Directions for this task: Produce an exact copy of the lines below that run from the line containing "What TikZ code" to the line containing "and insufficient post-disaster\\emergency", inclusive; any picture is omitted.

==== Records shown ====

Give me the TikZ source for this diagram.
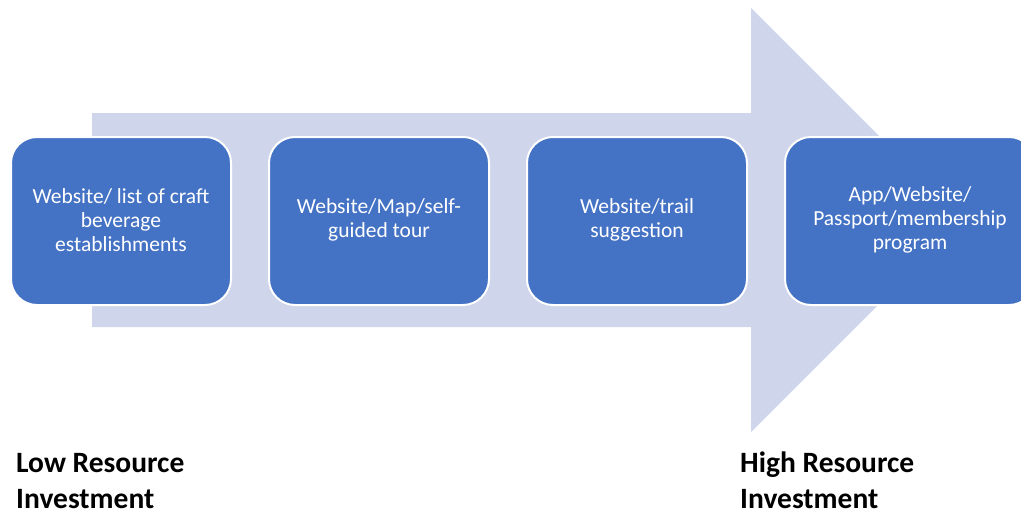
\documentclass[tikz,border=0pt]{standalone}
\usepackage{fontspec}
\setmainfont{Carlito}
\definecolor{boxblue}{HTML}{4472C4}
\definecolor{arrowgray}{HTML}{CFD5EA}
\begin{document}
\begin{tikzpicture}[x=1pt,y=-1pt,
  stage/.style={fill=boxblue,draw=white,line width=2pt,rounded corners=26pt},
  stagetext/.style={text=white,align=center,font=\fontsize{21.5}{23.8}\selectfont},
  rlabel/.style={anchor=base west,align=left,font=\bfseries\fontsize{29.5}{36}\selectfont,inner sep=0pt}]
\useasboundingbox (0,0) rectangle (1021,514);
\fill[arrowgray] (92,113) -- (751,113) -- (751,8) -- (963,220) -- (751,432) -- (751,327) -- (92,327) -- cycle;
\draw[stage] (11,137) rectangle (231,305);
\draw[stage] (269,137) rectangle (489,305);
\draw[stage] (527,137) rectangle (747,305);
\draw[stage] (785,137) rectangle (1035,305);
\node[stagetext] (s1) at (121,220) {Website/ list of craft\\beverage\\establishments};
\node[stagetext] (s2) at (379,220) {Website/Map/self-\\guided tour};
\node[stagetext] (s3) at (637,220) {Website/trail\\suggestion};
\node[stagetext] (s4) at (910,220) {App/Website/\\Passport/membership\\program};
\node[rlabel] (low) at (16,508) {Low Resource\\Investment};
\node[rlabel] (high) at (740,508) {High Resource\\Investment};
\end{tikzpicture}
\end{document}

====
==== Records shown ====

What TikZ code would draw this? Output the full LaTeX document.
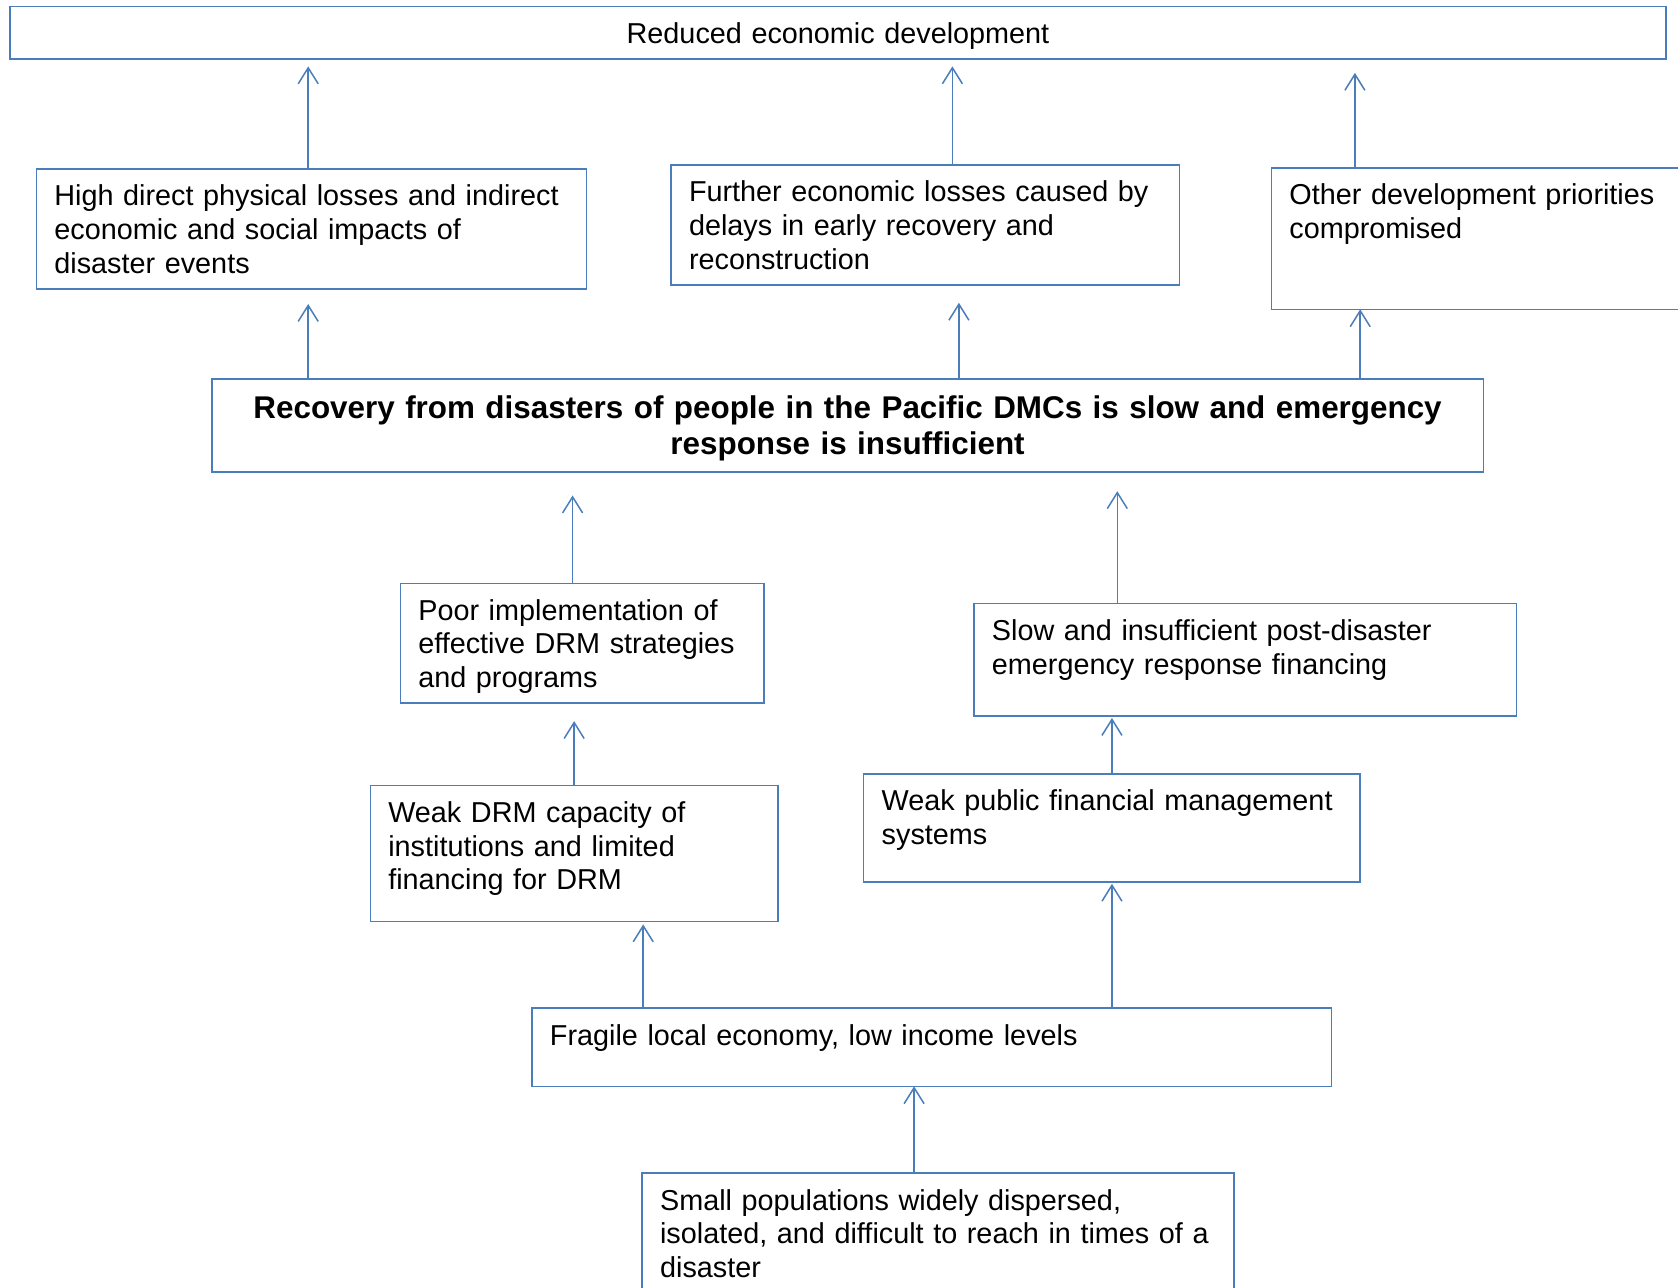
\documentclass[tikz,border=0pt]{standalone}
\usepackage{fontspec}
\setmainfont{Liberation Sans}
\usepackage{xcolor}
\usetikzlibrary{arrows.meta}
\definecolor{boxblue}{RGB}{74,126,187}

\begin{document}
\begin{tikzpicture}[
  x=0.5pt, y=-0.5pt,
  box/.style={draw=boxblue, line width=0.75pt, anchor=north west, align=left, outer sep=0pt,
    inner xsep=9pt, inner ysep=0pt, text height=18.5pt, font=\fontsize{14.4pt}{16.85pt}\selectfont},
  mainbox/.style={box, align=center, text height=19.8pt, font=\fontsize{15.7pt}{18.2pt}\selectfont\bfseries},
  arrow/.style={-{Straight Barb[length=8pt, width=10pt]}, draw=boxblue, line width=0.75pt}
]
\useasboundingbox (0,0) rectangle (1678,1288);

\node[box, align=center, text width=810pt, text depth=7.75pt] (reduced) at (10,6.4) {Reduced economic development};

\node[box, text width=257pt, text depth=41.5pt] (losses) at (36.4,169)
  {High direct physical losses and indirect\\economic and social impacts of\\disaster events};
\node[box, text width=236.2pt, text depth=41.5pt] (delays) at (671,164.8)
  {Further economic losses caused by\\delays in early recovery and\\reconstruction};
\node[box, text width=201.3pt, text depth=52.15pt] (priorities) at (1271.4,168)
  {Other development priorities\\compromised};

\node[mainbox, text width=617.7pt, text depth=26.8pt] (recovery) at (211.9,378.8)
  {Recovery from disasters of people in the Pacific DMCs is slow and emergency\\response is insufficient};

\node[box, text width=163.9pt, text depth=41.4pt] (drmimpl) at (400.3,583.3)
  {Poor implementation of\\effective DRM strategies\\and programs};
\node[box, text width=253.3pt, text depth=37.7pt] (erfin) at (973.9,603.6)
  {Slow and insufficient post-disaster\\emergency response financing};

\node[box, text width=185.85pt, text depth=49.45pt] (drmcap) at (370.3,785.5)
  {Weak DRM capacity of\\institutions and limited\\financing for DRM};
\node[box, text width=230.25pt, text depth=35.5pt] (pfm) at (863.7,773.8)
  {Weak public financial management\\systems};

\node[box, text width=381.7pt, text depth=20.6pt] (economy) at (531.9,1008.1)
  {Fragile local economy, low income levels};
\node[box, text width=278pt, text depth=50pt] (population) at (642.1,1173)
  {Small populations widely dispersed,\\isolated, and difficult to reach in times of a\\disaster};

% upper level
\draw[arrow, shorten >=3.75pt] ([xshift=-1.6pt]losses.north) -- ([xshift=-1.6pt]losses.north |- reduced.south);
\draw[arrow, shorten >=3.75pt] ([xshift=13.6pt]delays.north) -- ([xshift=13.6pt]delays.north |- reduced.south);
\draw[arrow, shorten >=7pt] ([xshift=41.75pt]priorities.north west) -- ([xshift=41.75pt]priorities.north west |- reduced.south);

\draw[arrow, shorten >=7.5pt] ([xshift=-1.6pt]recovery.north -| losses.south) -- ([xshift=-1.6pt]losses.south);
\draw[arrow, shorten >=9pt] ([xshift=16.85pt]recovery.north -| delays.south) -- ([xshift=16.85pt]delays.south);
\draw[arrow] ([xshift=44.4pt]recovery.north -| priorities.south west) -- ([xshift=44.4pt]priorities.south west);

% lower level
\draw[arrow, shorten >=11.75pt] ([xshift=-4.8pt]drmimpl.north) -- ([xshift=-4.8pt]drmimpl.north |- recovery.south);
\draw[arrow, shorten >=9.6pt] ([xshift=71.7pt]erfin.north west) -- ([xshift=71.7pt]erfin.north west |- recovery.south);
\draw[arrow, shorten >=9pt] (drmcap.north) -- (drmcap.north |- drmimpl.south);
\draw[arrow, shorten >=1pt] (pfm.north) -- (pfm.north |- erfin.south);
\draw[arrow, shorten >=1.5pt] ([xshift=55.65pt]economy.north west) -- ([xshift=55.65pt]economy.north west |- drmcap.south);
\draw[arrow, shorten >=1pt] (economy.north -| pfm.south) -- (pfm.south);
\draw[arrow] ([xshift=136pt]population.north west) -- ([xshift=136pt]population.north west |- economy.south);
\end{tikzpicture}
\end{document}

====

Complete response:
What TikZ code would draw this? Output the full LaTeX document.
\documentclass[tikz,border=0pt]{standalone}
\usepackage{fontspec}
\setmainfont{Liberation Sans}
\usepackage{xcolor}
\usetikzlibrary{arrows.meta}
\definecolor{boxblue}{RGB}{74,126,187}

\begin{document}
\begin{tikzpicture}[
  x=0.5pt, y=-0.5pt,
  box/.style={draw=boxblue, line width=0.75pt, anchor=north west, align=left, outer sep=0pt,
    inner xsep=9pt, inner ysep=0pt, text height=18.5pt, font=\fontsize{14.4pt}{16.85pt}\selectfont},
  mainbox/.style={box, align=center, text height=19.8pt, font=\fontsize{15.7pt}{18.2pt}\selectfont\bfseries},
  arrow/.style={-{Straight Barb[length=8pt, width=10pt]}, draw=boxblue, line width=0.75pt}
]
\useasboundingbox (0,0) rectangle (1678,1288);

\node[box, align=center, text width=810pt, text depth=7.75pt] (reduced) at (10,6.4) {Reduced economic development};

\node[box, text width=257pt, text depth=41.5pt] (losses) at (36.4,169)
  {High direct physical losses and indirect\\economic and social impacts of\\disaster events};
\node[box, text width=236.2pt, text depth=41.5pt] (delays) at (671,164.8)
  {Further economic losses caused by\\delays in early recovery and\\reconstruction};
\node[box, text width=201.3pt, text depth=52.15pt] (priorities) at (1271.4,168)
  {Other development priorities\\compromised};

\node[mainbox, text width=617.7pt, text depth=26.8pt] (recovery) at (211.9,378.8)
  {Recovery from disasters of people in the Pacific DMCs is slow and emergency\\response is insufficient};

\node[box, text width=163.9pt, text depth=41.4pt] (drmimpl) at (400.3,583.3)
  {Poor implementation of\\effective DRM strategies\\and programs};
\node[box, text width=253.3pt, text depth=37.7pt] (erfin) at (973.9,603.6)
  {Slow and insufficient post-disaster\\emergency response financing};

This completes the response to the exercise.